→ DATA LINES
● ● ●
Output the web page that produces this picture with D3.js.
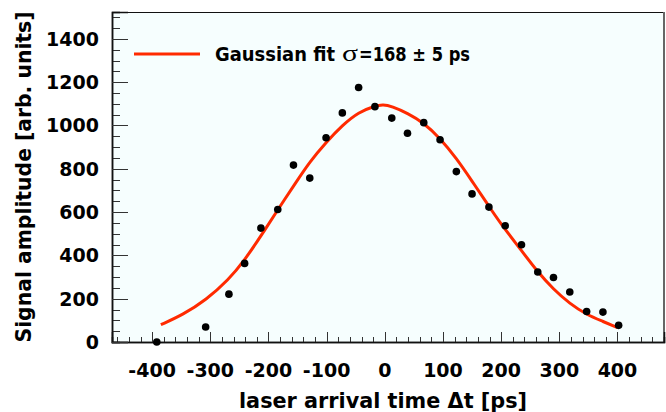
<!DOCTYPE html>
<html>
<head>
<meta charset="utf-8">
<title>Gaussian fit</title>
<script src="https://d3js.org/d3.v7.min.js"></script>
<style>
  body { margin: 0; background: white; }
  text { font-family: "DejaVu Sans", "Liberation Sans", sans-serif; font-weight: bold; fill: black; }
</style>
</head>
<body>
<div id="chart"></div>
<script>
// measured points (time in ps, amplitude in arb. units)
var timePs = [-392, -308, -268, -241, -213, -184, -157, -129, -101, -73, -45, -17, 12, 39, 67, 95, 123, 150, 179, 207, 235, 263, 290, 318, 347, 375, 402];
var amplitude = [0, 69, 221, 363, 526, 612, 817, 757, 943, 1058, 1175, 1087, 1034, 964, 1013, 934, 787, 684, 623, 537, 449, 323, 298, 231, 141, 138, 77];

// fit curve
var fitTime = [-385, -347, -307, -269, -241, -212, -186, -152, -129, -101, -73, -45, -17, -3, 12, 39, 67, 95, 123, 150, 178, 198, 234, 262, 290, 318, 347, 376, 400];
var fitAmp = [80, 126, 195, 286, 378, 493, 603, 740, 832, 922, 1001, 1062, 1090, 1097, 1088, 1057, 1012, 941, 849, 743, 631, 551, 426, 326, 243, 177, 126, 94, 66];

var xTicks = [-400, -300, -200, -100, 0, 100, 200, 300, 400];
var yTicks = [0, 200, 400, 600, 800, 1000, 1200, 1400];

var width = 666, height = 412;
// plot frame (note: "top" is taken by window.top)
var pLeft = 112, pRight = 664, pTop = 12, pBottom = 342;

var svg = d3.select("#chart").append("svg")
    .attr("width", width)
    .attr("height", height);

var x = d3.scaleLinear().domain([-469, 480]).range([pLeft, pRight]);
var y = d3.scaleLinear().domain([0, 1524]).range([pBottom, pTop]);

// plot area background
svg.append("rect")
    .attr("x", pLeft).attr("y", pTop)
    .attr("width", pRight - pLeft).attr("height", pBottom - pTop)
    .attr("fill", "#f6fefe");

// frame: top and right
svg.append("line").attr("x1", pLeft).attr("x2", pRight).attr("y1", pTop + 0.5).attr("y2", pTop + 0.5)
    .attr("stroke", "#111").attr("stroke-width", 1);
svg.append("line").attr("x1", pRight).attr("x2", pRight).attr("y1", pTop).attr("y2", pBottom)
    .attr("stroke", "#666").attr("stroke-width", 2);

// x axis, ticks pointing inward
var xMajor = d3.axisTop(x).tickValues(d3.range(-400, 481, 100)).tickSize(10).tickFormat("");
var xMinor = d3.axisTop(x).tickValues(d3.range(-460, 481, 20)).tickSize(5).tickFormat("");
svg.append("g").attr("transform", "translate(0," + pBottom + ")").call(xMinor);
svg.append("g").attr("transform", "translate(0," + pBottom + ")").call(xMajor);

// y axis, ticks pointing inward
var yMajor = d3.axisRight(y).tickValues(d3.range(0, 1501, 200)).tickSize(16).tickFormat("");
var yMinor = d3.axisRight(y).tickValues(d3.range(0, 1501, 50)).tickSize(8).tickFormat("");
svg.append("g").attr("transform", "translate(" + pLeft + ",0)").call(yMinor);
svg.append("g").attr("transform", "translate(" + pLeft + ",0)").call(yMajor);

svg.selectAll(".domain").attr("stroke", "#111").attr("stroke-width", 1.5);
svg.selectAll(".tick line").attr("stroke", "#333").attr("shape-rendering", "crispEdges");

// tick labels
svg.selectAll(".xlab").data(xTicks).enter().append("text")
    .attr("x", function(d) { return x(d); })
    .attr("y", 377)
    .attr("text-anchor", "middle")
    .style("font-size", "19px")
    .text(function(d) { return d; });

svg.selectAll(".ylab").data(yTicks).enter().append("text")
    .attr("x", 99)
    .attr("y", function(d) { return y(d); })
    .attr("dy", "0.36em")
    .attr("text-anchor", "end")
    .style("font-size", "19px")
    .text(function(d) { return d; });

// axis titles
svg.append("text")
    .attr("x", 383).attr("y", 408)
    .attr("text-anchor", "middle")
    .attr("textLength", 288).attr("lengthAdjust", "spacingAndGlyphs")
    .style("font-size", "21px")
    .text("laser arrival time \u0394t [ps]");

svg.append("text")
    .attr("transform", "translate(31," + ((pTop + pBottom) / 2) + ") rotate(-90)")
    .attr("text-anchor", "middle")
    .attr("textLength", 331).attr("lengthAdjust", "spacingAndGlyphs")
    .style("font-size", "21px")
    .text("Signal amplitude [arb. units]");

// fit curve
var line = d3.line()
    .x(function(d, i) { return x(fitTime[i]); })
    .y(function(d) { return y(d); })
    .curve(d3.curveBasis);

svg.append("path")
    .attr("d", line(fitAmp))
    .attr("fill", "none")
    .attr("stroke", "#ff2a00")
    .attr("stroke-width", 3);

// data points
svg.selectAll(".pt").data(amplitude).enter().append("circle")
    .attr("cx", function(d, i) { return x(timePs[i]); })
    .attr("cy", function(d) { return y(d); })
    .attr("r", 3.8)
    .attr("fill", "black");

// legend: line + three text pieces
svg.append("line")
    .attr("x1", 134).attr("x2", 200).attr("y1", 54).attr("y2", 54)
    .attr("stroke", "#ff2a00").attr("stroke-width", 3);

svg.append("text")
    .attr("x", 215).attr("y", 60.5)
    .attr("textLength", 120).attr("lengthAdjust", "spacingAndGlyphs")
    .style("font-size", "19px")
    .text("Gaussian fit");
svg.append("text")
    .attr("x", 342).attr("y", 60.5)
    .attr("textLength", 16).attr("lengthAdjust", "spacingAndGlyphs")
    .style("font-family", "'Liberation Serif', serif").style("font-weight", "normal")
    .style("font-size", "24px")
    .text("\u03c3");
svg.append("text")
    .attr("x", 359).attr("y", 60.5)
    .attr("textLength", 111).attr("lengthAdjust", "spacingAndGlyphs")
    .style("font-size", "19px")
    .text("=168 \u00b1 5 ps");
</script>
</body>
</html>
● ● ●
→ STATED PROBLEM
Are you able to set down all the lines above exactly, without any pictures?

→ WRITTEN SOLUTION
Output the web page that produces this picture with D3.js.
<!DOCTYPE html>
<html>
<head>
<meta charset="utf-8">
<title>Gaussian fit</title>
<script src="https://d3js.org/d3.v7.min.js"></script>
<style>
  body { margin: 0; background: white; }
  text { font-family: "DejaVu Sans", "Liberation Sans", sans-serif; font-weight: bold; fill: black; }
</style>
</head>
<body>
<div id="chart"></div>
<script>
// measured points (time in ps, amplitude in arb. units)
var timePs = [-392, -308, -268, -241, -213, -184, -157, -129, -101, -73, -45, -17, 12, 39, 67, 95, 123, 150, 179, 207, 235, 263, 290, 318, 347, 375, 402];
var amplitude = [0, 69, 221, 363, 526, 612, 817, 757, 943, 1058, 1175, 1087, 1034, 964, 1013, 934, 787, 684, 623, 537, 449, 323, 298, 231, 141, 138, 77];

// fit curve
var fitTime = [-385, -347, -307, -269, -241, -212, -186, -152, -129, -101, -73, -45, -17, -3, 12, 39, 67, 95, 123, 150, 178, 198, 234, 262, 290, 318, 347, 376, 400];
var fitAmp = [80, 126, 195, 286, 378, 493, 603, 740, 832, 922, 1001, 1062, 1090, 1097, 1088, 1057, 1012, 941, 849, 743, 631, 551, 426, 326, 243, 177, 126, 94, 66];

var xTicks = [-400, -300, -200, -100, 0, 100, 200, 300, 400];
var yTicks = [0, 200, 400, 600, 800, 1000, 1200, 1400];

var width = 666, height = 412;
// plot frame (note: "top" is taken by window.top)
var pLeft = 112, pRight = 664, pTop = 12, pBottom = 342;

var svg = d3.select("#chart").append("svg")
    .attr("width", width)
    .attr("height", height);

var x = d3.scaleLinear().domain([-469, 480]).range([pLeft, pRight]);
var y = d3.scaleLinear().domain([0, 1524]).range([pBottom, pTop]);

// plot area background
svg.append("rect")
    .attr("x", pLeft).attr("y", pTop)
    .attr("width", pRight - pLeft).attr("height", pBottom - pTop)
    .attr("fill", "#f6fefe");

// frame: top and right
svg.append("line").attr("x1", pLeft).attr("x2", pRight).attr("y1", pTop + 0.5).attr("y2", pTop + 0.5)
    .attr("stroke", "#111").attr("stroke-width", 1);
svg.append("line").attr("x1", pRight).attr("x2", pRight).attr("y1", pTop).attr("y2", pBottom)
    .attr("stroke", "#666").attr("stroke-width", 2);

// x axis, ticks pointing inward
var xMajor = d3.axisTop(x).tickValues(d3.range(-400, 481, 100)).tickSize(10).tickFormat("");
var xMinor = d3.axisTop(x).tickValues(d3.range(-460, 481, 20)).tickSize(5).tickFormat("");
svg.append("g").attr("transform", "translate(0," + pBottom + ")").call(xMinor);
svg.append("g").attr("transform", "translate(0," + pBottom + ")").call(xMajor);

// y axis, ticks pointing inward
var yMajor = d3.axisRight(y).tickValues(d3.range(0, 1501, 200)).tickSize(16).tickFormat("");
var yMinor = d3.axisRight(y).tickValues(d3.range(0, 1501, 50)).tickSize(8).tickFormat("");
svg.append("g").attr("transform", "translate(" + pLeft + ",0)").call(yMinor);
svg.append("g").attr("transform", "translate(" + pLeft + ",0)").call(yMajor);

svg.selectAll(".domain").attr("stroke", "#111").attr("stroke-width", 1.5);
svg.selectAll(".tick line").attr("stroke", "#333").attr("shape-rendering", "crispEdges");

// tick labels
svg.selectAll(".xlab").data(xTicks).enter().append("text")
    .attr("x", function(d) { return x(d); })
    .attr("y", 377)
    .attr("text-anchor", "middle")
    .style("font-size", "19px")
    .text(function(d) { return d; });

svg.selectAll(".ylab").data(yTicks).enter().append("text")
    .attr("x", 99)
    .attr("y", function(d) { return y(d); })
    .attr("dy", "0.36em")
    .attr("text-anchor", "end")
    .style("font-size", "19px")
    .text(function(d) { return d; });

// axis titles
svg.append("text")
    .attr("x", 383).attr("y", 408)
    .attr("text-anchor", "middle")
    .attr("textLength", 288).attr("lengthAdjust", "spacingAndGlyphs")
    .style("font-size", "21px")
    .text("laser arrival time \u0394t [ps]");

svg.append("text")
    .attr("transform", "translate(31," + ((pTop + pBottom) / 2) + ") rotate(-90)")
    .attr("text-anchor", "middle")
    .attr("textLength", 331).attr("lengthAdjust", "spacingAndGlyphs")
    .style("font-size", "21px")
    .text("Signal amplitude [arb. units]");

// fit curve
var line = d3.line()
    .x(function(d, i) { return x(fitTime[i]); })
    .y(function(d) { return y(d); })
    .curve(d3.curveBasis);

svg.append("path")
    .attr("d", line(fitAmp))
    .attr("fill", "none")
    .attr("stroke", "#ff2a00")
    .attr("stroke-width", 3);

// data points
svg.selectAll(".pt").data(amplitude).enter().append("circle")
    .attr("cx", function(d, i) { return x(timePs[i]); })
    .attr("cy", function(d) { return y(d); })
    .attr("r", 3.8)
    .attr("fill", "black");

// legend: line + three text pieces
svg.append("line")
    .attr("x1", 134).attr("x2", 200).attr("y1", 54).attr("y2", 54)
    .attr("stroke", "#ff2a00").attr("stroke-width", 3);

svg.append("text")
    .attr("x", 215).attr("y", 60.5)
    .attr("textLength", 120).attr("lengthAdjust", "spacingAndGlyphs")
    .style("font-size", "19px")
    .text("Gaussian fit");
svg.append("text")
    .attr("x", 342).attr("y", 60.5)
    .attr("textLength", 16).attr("lengthAdjust", "spacingAndGlyphs")
    .style("font-family", "'Liberation Serif', serif").style("font-weight", "normal")
    .style("font-size", "24px")
    .text("\u03c3");
svg.append("text")
    .attr("x", 359).attr("y", 60.5)
    .attr("textLength", 111).attr("lengthAdjust", "spacingAndGlyphs")
    .style("font-size", "19px")
    .text("=168 \u00b1 5 ps");
</script>
</body>
</html>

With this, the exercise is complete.